Always use a comma at the end of the greeting. ‚Dear Samuel, … ‚. Under no circumstances use an exclamation mark.

 

Ok, so which greeting is best? Here are my opinions, going from best to worst.

 

 

Dear Ms/Mr [Last Name],

Classic. Unremarkable. It’s the Hefekuchen of greetings. Not particularly exciting but liked by almost everyone. Some might find this slightly too formal, but no one is going to be offended. As mentioned above, you can switch to Dear [First Name] later.

Hi / Hello [First Name],

More modern and friendly, especially in certain industries or fields, such as media or tech. Don’t use ‚Hallo‘ – it’s not a common spelling of the word and looks very Denglish. You can, of course, use title and last name here: Hello [Title] [Last Name].

Good Morning / Good Afternoon,

I tend to use this if I don’t know the name of the person I’m writing to. I realise that it may not be morning when they open their email, particularly if they are in a different timezone but I still think it’s better than ‚To whom this may concern‘!

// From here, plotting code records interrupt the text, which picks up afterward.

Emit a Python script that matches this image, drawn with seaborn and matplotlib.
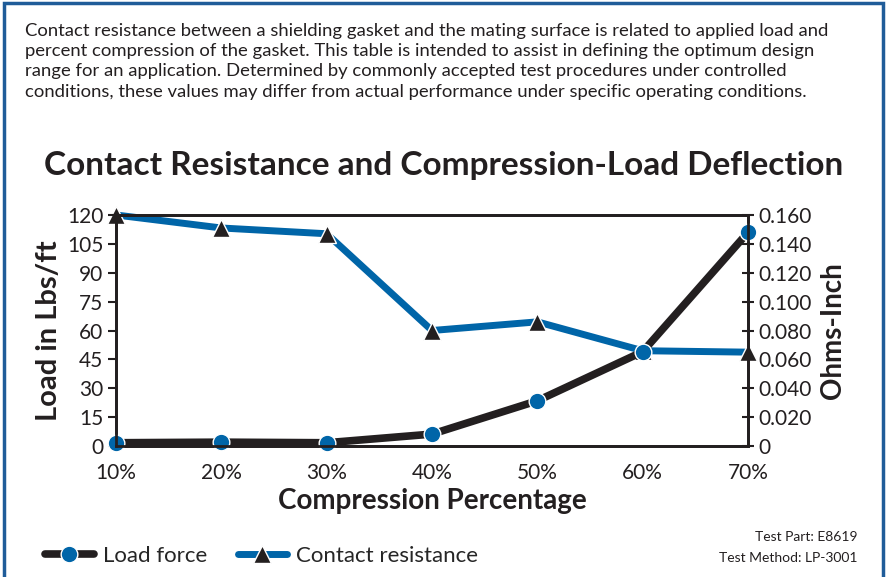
import matplotlib
matplotlib.use('Agg')
import matplotlib.pyplot as plt
import seaborn as sns
import pandas as pd
from matplotlib.patches import Rectangle

sns.set_style('white')
plt.rcParams['font.family'] = ['Lato', 'DejaVu Sans']

# data
compression = [10, 20, 30, 40, 50, 60, 70]
tick_labels = ['10%', '20%', '30%', '40%', '50%', '60%', '70%']
load_force = [1.7, 2.0, 1.7, 6.2, 23.5, 49, 111]
contact_resistance = [0.160, 0.151, 0.147, 0.080, 0.086, 0.066, 0.065]

load_ticks = [0, 15, 30, 45, 60, 75, 90, 105, 120]
ohm_ticks = [0, 0.02, 0.04, 0.06, 0.08, 0.10, 0.12, 0.14, 0.16]
ohm_labels = ['0', '0.020', '0.040', '0.060', '0.080', '0.100', '0.120', '0.140', '0.160']

df = pd.DataFrame({'Compression': compression, 'Load': load_force, 'Resistance': contact_resistance})

BLUE = '#0065A8'
BLACK = '#231F20'

fig = plt.figure(figsize=(8.87, 5.77), dpi=100)
ax = fig.add_axes([0.1308, 0.227, 0.7125, 0.4004])
ax2 = ax.twinx()

sns.lineplot(data=df, x='Compression', y='Load', ax=ax, color=BLACK, linewidth=5.5,
             marker='o', markersize=12, markerfacecolor=BLUE, markeredgecolor='white',
             markeredgewidth=1, label='Load force', legend=False, clip_on=False)
sns.lineplot(data=df, x='Compression', y='Resistance', ax=ax2, color=BLUE, linewidth=5,
             marker='^', markersize=13, markerfacecolor=BLACK, markeredgecolor='white',
             markeredgewidth=1, label='Contact resistance', legend=False, clip_on=False)

ax.set_xlim(10, 70)
ax.set_ylim(0, 120)
ax2.set_ylim(0, 0.16)
ax.set_xticks(compression)
ax.set_xticklabels(tick_labels)
ax.set_yticks(load_ticks)
ax.set_yticklabels([str(t) for t in load_ticks])
ax2.set_yticks(ohm_ticks)
ax2.set_yticklabels(ohm_labels)

for a in (ax, ax2):
    for s in a.spines.values():
        s.set_color(BLACK)
        s.set_linewidth(2)
ax.tick_params(axis='y', direction='out', length=6, width=1.5, color=BLACK, labelsize=15, labelcolor=BLACK, pad=3)
ax.tick_params(axis='x', direction='in', length=9, width=1.5, color=BLACK, labelsize=15, labelcolor=BLACK, pad=12)
ax2.tick_params(axis='y', direction='inout', length=9, width=1.5, color=BLACK, labelsize=15, labelcolor=BLACK, pad=3)

ax.set_xlabel('Compression Percentage', fontsize=20, fontweight='bold', color=BLACK, labelpad=4)
ax.set_ylabel('Load in Lbs/ft', fontsize=21, fontweight='bold', color=BLACK, labelpad=4)
ax2.set_ylabel('Ohms-Inch', fontsize=20, fontweight='bold', color=BLACK, labelpad=6)
ax.set_zorder(ax2.get_zorder() + 1)
ax.patch.set_visible(False)

fig.text(0.5, 0.714, 'Contact Resistance and Compression-Load Deflection',
         ha='center', va='center', fontsize=24, fontweight='bold', color=BLACK)

para = ('Contact resistance between a shielding gasket and the mating surface is related to applied load and\n'
        'percent compression of the gasket. This table is intended to assist in defining the optimum design\n'
        'range for an application. Determined by commonly accepted test procedures under controlled\n'
        'conditions, these values may differ from actual performance under specific operating conditions.')
fig.text(0.028, 0.96, para, ha='left', va='top', fontsize=13.3, color=BLACK, linespacing=1.32)

fig.text(0.967, 0.07, 'Test Part: E8619', ha='right', va='center', fontsize=10, color=BLACK)
fig.text(0.967, 0.033, 'Test Method: LP-3001', ha='right', va='center', fontsize=10, color=BLACK)

h1, l1 = ax.get_legend_handles_labels()
h2, l2 = ax2.get_legend_handles_labels()
fig.legend(h1 + h2, l1 + l2, loc='center left', bbox_to_anchor=(0.028, 0.036), ncol=2,
           frameon=False, fontsize=16, handlelength=2.2, columnspacing=1.4, handletextpad=0.4)

fig.patches.append(Rectangle((0.004, -0.05), 0.992, 1.045, transform=fig.transFigure,
                             fill=False, edgecolor='#1F5C99', linewidth=2.5))

fig.savefig('out.png', dpi=100)
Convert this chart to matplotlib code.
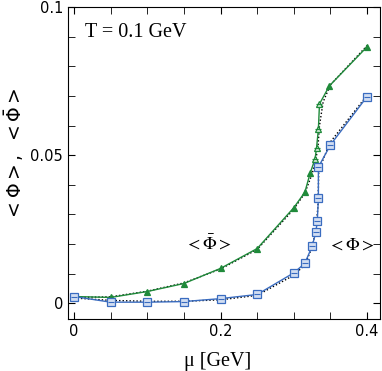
import matplotlib
matplotlib.use("Agg")
import matplotlib.pyplot as plt
import numpy as np
from matplotlib.ticker import MultipleLocator, FixedLocator

# Phi-bar (green triangles)
mu_g = [0.0, 0.05, 0.1, 0.15, 0.2, 0.25, 0.3, 0.315, 0.3225, 0.329, 0.331, 0.3335, 0.335, 0.3485, 0.4]
phib = [0.0023, 0.0020, 0.0040, 0.0067, 0.0118, 0.0185, 0.0323, 0.0375, 0.0441, 0.0488, 0.0525, 0.0588, 0.0673, 0.0734, 0.0866]
open_g = [False, False, False, False, False, False, False, False, False, True, True, True, True, False, False]

# Phi (blue squares)
mu_b = [0.0, 0.05, 0.1, 0.15, 0.2, 0.25, 0.3, 0.315, 0.325, 0.33, 0.332, 0.3335, 0.3335, 0.35, 0.4]
phi = [0.0023, 0.0004, 0.0004, 0.0006, 0.0016, 0.0030, 0.0103, 0.0135, 0.0193, 0.0240, 0.0277, 0.0354, 0.0460, 0.0535, 0.0698]

# dotted reference curves
mu_gd = [0.0, 0.05, 0.1, 0.15, 0.2, 0.25, 0.3, 0.315, 0.325, 0.33, 0.333, 0.335, 0.34, 0.35, 0.4]
phib_d = [0.0020, 0.0022, 0.0041, 0.0069, 0.0116, 0.0182, 0.0318, 0.0372, 0.0437, 0.0485, 0.0530, 0.0600, 0.0680, 0.0738, 0.0870]
mu_bd = [0.0, 0.05, 0.1, 0.15, 0.2, 0.25, 0.3, 0.315, 0.325, 0.33, 0.333, 0.334, 0.35, 0.4]
phi_d = [0.0018, 0.0010, 0.0007, 0.0007, 0.0012, 0.0027, 0.0095, 0.0130, 0.0190, 0.0250, 0.0330, 0.0450, 0.0545, 0.0702]

green = '#1f8a3a'
blue = '#3a6cc0'

fig = plt.figure(figsize=(3.82, 3.71), dpi=100)
ax = fig.add_axes([0.178, 0.140, 0.817, 0.841])

ax.plot(mu_gd, phib_d, color='black', ls=(0, (1, 1.5)), lw=1.0, zorder=2)
ax.plot(mu_bd, phi_d, color='black', ls=(0, (1, 1.5)), lw=1.0, zorder=2)

ax.plot(mu_g, phib, color=green, lw=1.0, zorder=3)
for x, y, o in zip(mu_g, phib, open_g):
    ax.plot(x, y, marker='^', ms=5, mec=green, mfc='#cfe8d4' if o else green, mew=0.9, zorder=4)
    if o:
        ax.plot(x, y, marker='_', ms=4, color=green, mew=0.8, zorder=5)

ax.plot(mu_b, phi, color=blue, lw=1.0, zorder=3)
ax.plot(mu_b, phi, ls='none', marker='s', ms=6, mec=blue, mfc='#d2def2', mew=0.9, zorder=4)
ax.plot(mu_b, phi, ls='none', marker='_', ms=4.5, color=blue, mew=0.8, zorder=5)

ax.set_xlim(-0.0082, 0.4177)
ax.set_ylim(-0.0053, 0.1)

ax.xaxis.set_major_locator(FixedLocator([0, 0.2, 0.4]))
ax.xaxis.set_minor_locator(FixedLocator([0.05, 0.1, 0.15, 0.25, 0.3, 0.35]))
ax.yaxis.set_major_locator(FixedLocator([0, 0.05, 0.1]))
ax.yaxis.set_minor_locator(MultipleLocator(0.01))
ax.set_xticklabels(['0', '0.2', '0.4'])
ax.set_yticklabels(['0', '0.05', '0.1'])
ax.tick_params(which='both', direction='in', top=True, right=True, labelsize=10.5)
ax.tick_params(which='major', length=5)
ax.tick_params(which='minor', length=5)

ax.text(0.015, 0.0945, 'T = 0.1 GeV', family='Liberation Serif', fontsize=14.5, va='top')
ax.text(0.183, 0.020, r'$<\bar{\Phi}>$', fontsize=13, ha='center', va='center', math_fontfamily='stix')
ax.text(0.379, 0.020, r'$<\Phi>$', fontsize=13, ha='center', va='center', math_fontfamily='stix')

ax.set_xlabel('μ [GeV]', family='Liberation Serif', fontsize=14.5)
ax.xaxis.set_label_coords(0.48, -0.105)
ax.set_ylabel(r'$<\Phi>,\ <\bar{\Phi}>$', fontsize=13.5, math_fontfamily='dejavusans')
ax.yaxis.set_label_coords(-0.135, 0.53)

fig.savefig('out.png', dpi=100)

Dear [Job Title or Department]

If you can, take a few minutes to search the website or LinkedIn to find the person with the job title, rather than using this. Especially if you are writing to pitch them – it gives the impression that you are sending out a generic email to lots of companies. If you are looking for work, this is a bad impression to give!

Mr/Ms [Last Name],
[First Name],

These are just horrible. Don’t just start an email with the name of the person. It sounds really rude and abrupt. Like you are shouting across the office.

Hey!

This is a total no-go. Just don’t. Unless you are a skateboarding geek looking to buy new gear.

Dear Sir/Madam,

Are you an 89-year-old professor, writing from his country home in Oxfordshire? No? Then avoid this one.

To Whom it May Concern,

You are either stuck in the 1950s or you really don’t want your business partner to get a good first impression.